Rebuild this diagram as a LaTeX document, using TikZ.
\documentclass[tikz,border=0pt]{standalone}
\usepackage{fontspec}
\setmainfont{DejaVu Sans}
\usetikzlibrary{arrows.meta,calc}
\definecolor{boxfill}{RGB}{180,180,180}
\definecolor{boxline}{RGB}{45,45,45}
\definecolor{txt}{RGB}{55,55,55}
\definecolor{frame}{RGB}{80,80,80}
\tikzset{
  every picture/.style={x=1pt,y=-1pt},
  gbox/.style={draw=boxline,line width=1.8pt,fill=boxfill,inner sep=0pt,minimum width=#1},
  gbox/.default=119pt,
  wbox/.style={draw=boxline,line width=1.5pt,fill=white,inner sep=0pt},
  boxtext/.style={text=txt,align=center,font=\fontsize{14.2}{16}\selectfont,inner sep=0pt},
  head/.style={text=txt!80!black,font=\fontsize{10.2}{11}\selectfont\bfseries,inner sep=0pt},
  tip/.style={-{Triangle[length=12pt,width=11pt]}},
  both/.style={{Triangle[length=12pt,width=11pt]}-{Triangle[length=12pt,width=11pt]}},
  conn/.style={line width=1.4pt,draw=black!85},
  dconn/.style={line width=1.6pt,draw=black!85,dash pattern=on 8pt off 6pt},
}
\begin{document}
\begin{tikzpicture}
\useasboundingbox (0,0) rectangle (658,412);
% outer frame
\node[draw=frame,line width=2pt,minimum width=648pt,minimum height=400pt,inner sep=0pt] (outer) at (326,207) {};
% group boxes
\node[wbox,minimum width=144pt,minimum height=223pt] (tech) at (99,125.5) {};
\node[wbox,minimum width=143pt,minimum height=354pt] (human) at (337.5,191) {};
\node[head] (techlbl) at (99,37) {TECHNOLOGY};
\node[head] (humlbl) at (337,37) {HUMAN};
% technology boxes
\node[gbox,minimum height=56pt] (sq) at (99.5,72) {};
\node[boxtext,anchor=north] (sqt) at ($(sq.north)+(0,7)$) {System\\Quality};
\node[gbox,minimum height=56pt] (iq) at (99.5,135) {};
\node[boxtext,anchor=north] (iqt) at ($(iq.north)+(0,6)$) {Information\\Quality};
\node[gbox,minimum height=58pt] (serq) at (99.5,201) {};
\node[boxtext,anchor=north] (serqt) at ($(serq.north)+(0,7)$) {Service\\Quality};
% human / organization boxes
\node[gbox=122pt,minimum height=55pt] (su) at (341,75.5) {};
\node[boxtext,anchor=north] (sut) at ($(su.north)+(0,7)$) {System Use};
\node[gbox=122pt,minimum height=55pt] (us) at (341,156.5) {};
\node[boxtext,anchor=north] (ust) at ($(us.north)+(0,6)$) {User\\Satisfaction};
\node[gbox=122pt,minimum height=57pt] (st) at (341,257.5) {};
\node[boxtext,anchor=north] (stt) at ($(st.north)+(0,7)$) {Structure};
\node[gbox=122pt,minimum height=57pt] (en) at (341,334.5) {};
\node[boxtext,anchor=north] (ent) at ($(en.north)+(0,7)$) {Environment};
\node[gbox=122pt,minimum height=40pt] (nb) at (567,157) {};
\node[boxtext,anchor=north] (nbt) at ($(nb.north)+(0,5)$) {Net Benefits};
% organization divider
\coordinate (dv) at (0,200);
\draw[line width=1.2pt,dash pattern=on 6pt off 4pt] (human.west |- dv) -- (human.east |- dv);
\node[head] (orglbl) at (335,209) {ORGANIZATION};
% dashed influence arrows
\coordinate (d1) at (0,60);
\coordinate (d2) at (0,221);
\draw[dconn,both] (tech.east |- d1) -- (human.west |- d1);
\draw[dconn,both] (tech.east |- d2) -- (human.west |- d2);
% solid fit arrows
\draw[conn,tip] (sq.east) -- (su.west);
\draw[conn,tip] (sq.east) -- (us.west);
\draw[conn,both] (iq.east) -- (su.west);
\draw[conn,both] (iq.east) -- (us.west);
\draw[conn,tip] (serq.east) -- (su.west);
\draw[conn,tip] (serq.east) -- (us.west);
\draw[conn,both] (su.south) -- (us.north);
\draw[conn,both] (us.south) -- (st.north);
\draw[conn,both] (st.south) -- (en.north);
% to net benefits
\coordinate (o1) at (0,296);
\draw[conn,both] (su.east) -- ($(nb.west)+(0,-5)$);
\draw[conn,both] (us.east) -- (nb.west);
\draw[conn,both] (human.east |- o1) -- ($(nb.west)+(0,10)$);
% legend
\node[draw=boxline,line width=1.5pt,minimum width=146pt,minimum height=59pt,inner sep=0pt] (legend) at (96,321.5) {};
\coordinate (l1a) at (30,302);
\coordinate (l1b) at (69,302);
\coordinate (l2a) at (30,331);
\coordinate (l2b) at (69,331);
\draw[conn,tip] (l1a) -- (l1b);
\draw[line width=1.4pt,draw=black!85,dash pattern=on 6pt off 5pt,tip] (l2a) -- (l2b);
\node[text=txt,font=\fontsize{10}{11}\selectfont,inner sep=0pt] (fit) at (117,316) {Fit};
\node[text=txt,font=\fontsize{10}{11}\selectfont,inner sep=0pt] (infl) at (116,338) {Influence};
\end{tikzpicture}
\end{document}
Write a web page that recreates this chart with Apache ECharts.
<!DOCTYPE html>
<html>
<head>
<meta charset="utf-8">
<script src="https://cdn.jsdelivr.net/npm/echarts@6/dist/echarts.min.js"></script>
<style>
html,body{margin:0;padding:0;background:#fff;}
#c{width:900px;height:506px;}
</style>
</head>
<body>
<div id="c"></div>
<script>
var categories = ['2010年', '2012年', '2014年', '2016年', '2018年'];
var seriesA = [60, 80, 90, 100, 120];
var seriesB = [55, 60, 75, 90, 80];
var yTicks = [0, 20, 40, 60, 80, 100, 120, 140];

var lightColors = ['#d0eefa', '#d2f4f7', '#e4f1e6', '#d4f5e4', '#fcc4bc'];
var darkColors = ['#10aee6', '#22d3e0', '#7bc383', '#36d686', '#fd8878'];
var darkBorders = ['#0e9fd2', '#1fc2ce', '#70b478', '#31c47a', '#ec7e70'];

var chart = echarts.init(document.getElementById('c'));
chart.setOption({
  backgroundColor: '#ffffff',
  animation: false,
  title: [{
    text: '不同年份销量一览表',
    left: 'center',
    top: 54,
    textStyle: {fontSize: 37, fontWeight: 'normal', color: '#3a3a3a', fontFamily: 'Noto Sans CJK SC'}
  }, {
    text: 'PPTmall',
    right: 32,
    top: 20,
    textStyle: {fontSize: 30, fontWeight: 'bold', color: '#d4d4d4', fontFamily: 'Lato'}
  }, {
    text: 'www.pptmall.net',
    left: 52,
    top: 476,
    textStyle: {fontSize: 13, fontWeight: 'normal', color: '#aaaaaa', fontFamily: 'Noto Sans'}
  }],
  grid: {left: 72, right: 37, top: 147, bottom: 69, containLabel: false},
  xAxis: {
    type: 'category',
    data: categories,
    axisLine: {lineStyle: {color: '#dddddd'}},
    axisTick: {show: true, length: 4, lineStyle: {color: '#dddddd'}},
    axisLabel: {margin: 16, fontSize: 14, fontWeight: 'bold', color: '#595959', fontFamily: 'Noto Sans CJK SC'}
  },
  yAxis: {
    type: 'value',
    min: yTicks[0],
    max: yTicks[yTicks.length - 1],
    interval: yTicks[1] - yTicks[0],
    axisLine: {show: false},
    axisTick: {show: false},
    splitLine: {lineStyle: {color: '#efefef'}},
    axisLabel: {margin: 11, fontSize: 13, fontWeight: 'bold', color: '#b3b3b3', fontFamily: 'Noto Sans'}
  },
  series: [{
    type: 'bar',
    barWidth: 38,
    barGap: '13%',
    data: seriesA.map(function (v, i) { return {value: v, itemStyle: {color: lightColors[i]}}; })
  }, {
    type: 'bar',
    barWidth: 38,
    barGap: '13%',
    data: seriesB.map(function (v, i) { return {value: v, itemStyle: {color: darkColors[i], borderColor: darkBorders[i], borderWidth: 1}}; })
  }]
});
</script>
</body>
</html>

...

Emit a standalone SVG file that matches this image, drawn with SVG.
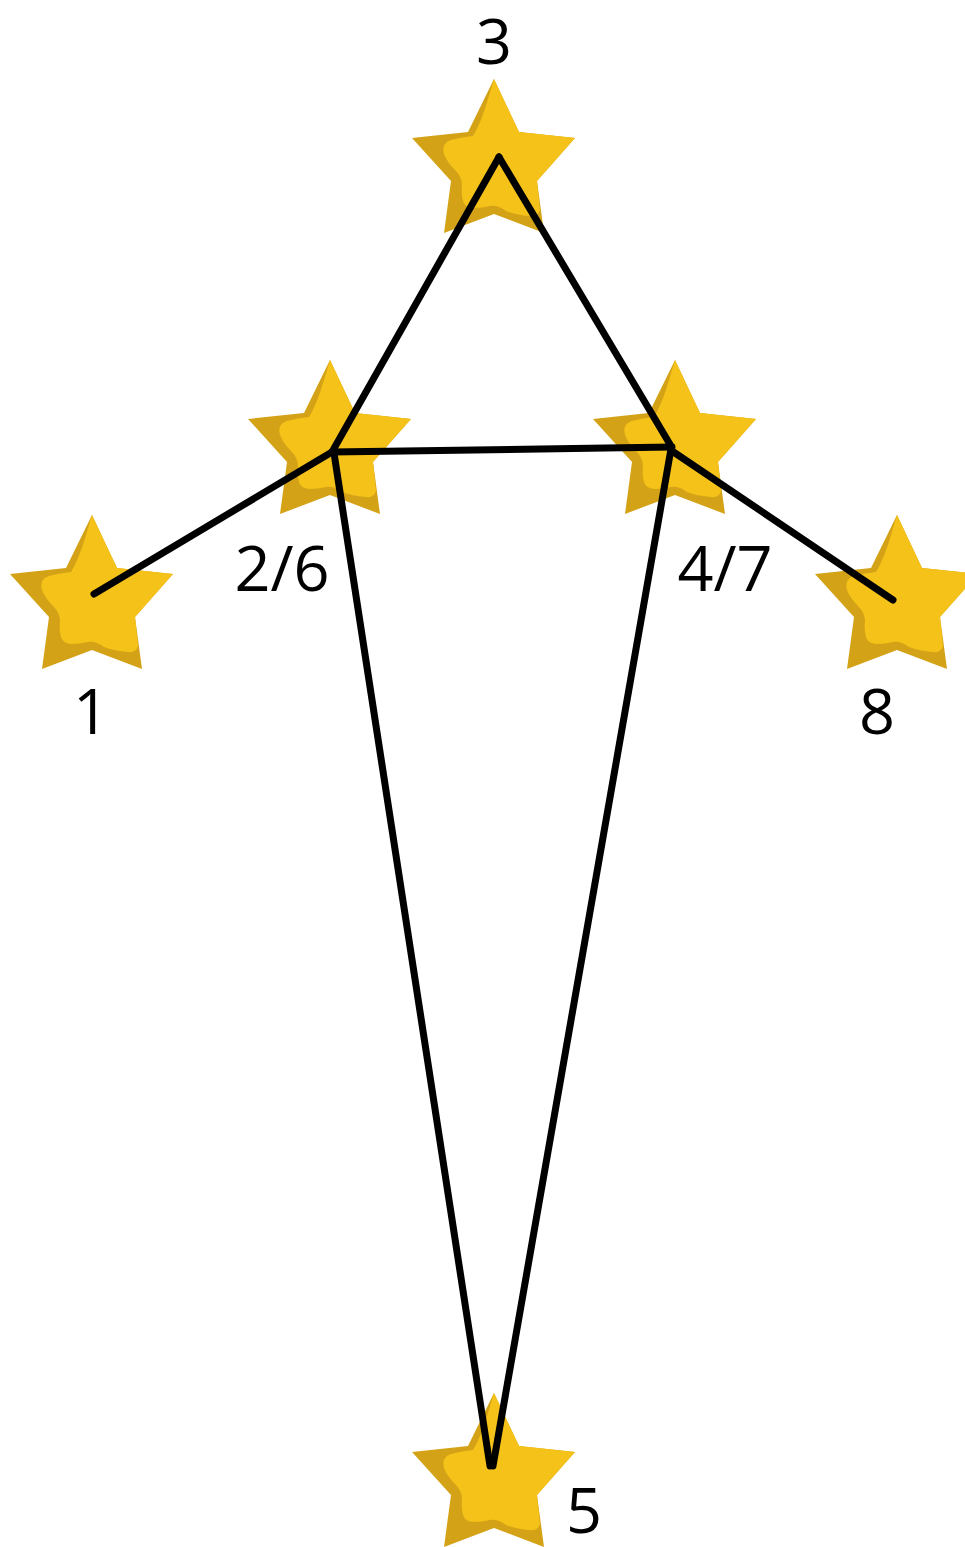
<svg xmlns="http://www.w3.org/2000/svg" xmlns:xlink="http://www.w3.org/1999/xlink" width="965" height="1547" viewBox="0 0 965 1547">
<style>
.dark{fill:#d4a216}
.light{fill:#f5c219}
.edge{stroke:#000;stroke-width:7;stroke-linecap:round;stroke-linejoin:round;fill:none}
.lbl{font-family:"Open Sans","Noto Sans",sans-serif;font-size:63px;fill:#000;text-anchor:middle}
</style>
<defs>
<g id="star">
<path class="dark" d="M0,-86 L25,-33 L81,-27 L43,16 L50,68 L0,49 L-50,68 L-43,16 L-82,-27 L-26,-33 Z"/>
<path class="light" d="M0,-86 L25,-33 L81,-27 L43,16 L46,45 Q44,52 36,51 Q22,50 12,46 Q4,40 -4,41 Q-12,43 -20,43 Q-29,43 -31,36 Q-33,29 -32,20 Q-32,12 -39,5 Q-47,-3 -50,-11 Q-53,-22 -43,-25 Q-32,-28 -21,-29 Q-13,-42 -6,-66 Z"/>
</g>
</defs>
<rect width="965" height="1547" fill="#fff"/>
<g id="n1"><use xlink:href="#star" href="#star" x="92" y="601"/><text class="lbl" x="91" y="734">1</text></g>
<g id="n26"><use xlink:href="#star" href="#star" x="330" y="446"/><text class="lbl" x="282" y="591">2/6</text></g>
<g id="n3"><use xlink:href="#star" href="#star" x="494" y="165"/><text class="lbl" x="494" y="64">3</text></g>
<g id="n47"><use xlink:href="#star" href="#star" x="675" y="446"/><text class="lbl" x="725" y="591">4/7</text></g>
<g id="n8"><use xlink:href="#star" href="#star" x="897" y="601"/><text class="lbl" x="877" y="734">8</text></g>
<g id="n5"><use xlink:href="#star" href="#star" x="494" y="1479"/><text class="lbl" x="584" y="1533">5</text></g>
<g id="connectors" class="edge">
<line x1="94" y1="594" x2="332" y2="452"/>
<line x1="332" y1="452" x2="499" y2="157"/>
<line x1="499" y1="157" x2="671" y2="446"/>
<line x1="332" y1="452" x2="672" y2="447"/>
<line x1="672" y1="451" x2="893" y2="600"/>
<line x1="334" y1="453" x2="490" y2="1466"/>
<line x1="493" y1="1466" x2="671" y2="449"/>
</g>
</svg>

...

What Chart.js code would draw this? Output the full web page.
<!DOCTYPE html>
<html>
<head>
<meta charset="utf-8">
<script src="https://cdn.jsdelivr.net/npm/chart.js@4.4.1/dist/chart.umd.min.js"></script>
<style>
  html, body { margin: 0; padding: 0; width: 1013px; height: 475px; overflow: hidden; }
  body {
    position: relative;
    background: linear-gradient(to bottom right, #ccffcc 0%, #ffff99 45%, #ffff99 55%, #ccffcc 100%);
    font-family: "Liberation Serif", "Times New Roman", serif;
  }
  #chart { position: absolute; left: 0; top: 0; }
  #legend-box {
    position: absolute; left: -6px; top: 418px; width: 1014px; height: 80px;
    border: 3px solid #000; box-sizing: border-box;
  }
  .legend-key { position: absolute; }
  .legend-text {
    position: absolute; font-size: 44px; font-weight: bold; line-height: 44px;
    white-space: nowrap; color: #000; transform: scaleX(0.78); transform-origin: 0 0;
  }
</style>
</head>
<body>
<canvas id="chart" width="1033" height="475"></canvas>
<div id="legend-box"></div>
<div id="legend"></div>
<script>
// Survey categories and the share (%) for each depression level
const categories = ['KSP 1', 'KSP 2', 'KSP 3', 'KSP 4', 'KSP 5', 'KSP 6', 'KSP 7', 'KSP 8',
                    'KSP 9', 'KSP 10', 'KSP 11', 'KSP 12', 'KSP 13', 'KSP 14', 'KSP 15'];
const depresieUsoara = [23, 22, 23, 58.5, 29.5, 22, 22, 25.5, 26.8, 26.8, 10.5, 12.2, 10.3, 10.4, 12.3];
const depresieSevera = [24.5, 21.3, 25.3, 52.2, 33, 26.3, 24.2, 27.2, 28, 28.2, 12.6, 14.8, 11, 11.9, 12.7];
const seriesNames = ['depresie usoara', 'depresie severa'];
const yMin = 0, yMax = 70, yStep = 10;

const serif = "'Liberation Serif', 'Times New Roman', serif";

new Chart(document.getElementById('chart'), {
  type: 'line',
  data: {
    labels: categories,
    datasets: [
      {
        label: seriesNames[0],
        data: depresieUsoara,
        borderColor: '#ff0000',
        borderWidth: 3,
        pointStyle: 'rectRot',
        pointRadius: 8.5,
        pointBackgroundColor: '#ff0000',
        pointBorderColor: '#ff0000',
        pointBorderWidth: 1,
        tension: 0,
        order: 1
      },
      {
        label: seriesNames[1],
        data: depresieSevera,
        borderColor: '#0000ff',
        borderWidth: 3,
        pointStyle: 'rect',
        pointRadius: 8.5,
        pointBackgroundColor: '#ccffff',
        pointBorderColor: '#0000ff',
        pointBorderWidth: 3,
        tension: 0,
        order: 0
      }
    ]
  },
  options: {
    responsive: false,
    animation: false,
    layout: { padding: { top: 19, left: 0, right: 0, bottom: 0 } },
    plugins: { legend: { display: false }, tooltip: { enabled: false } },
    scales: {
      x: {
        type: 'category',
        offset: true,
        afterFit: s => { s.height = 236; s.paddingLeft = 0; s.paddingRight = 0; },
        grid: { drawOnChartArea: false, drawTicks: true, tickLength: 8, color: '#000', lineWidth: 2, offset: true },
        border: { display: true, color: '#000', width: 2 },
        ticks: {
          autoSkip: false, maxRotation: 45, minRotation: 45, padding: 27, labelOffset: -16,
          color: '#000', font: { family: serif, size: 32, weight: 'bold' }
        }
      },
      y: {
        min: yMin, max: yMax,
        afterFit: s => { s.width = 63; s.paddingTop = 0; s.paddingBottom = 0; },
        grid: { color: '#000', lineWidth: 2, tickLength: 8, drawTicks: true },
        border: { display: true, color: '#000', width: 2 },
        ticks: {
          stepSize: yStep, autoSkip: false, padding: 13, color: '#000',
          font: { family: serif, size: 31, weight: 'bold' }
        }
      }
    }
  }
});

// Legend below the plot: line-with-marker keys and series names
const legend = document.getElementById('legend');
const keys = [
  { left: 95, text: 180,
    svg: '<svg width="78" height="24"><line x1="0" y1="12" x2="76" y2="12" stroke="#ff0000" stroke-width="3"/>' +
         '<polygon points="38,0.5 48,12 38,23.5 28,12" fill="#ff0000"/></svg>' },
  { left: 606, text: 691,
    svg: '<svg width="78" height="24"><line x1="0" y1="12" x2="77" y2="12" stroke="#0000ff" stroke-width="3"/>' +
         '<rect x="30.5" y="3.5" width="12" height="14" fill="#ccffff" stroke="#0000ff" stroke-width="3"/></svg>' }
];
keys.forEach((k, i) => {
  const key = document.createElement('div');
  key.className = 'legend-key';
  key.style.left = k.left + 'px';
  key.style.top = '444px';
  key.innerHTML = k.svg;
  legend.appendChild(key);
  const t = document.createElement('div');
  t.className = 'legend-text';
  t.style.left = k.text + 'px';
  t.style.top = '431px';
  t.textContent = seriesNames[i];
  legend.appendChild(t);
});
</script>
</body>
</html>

[Stated problem] Collect every line above that contains the word "page".

[Task output]
Write a web page that recreates this chart with Apache ECharts.
What Chart.js code would draw this? Output the full web page.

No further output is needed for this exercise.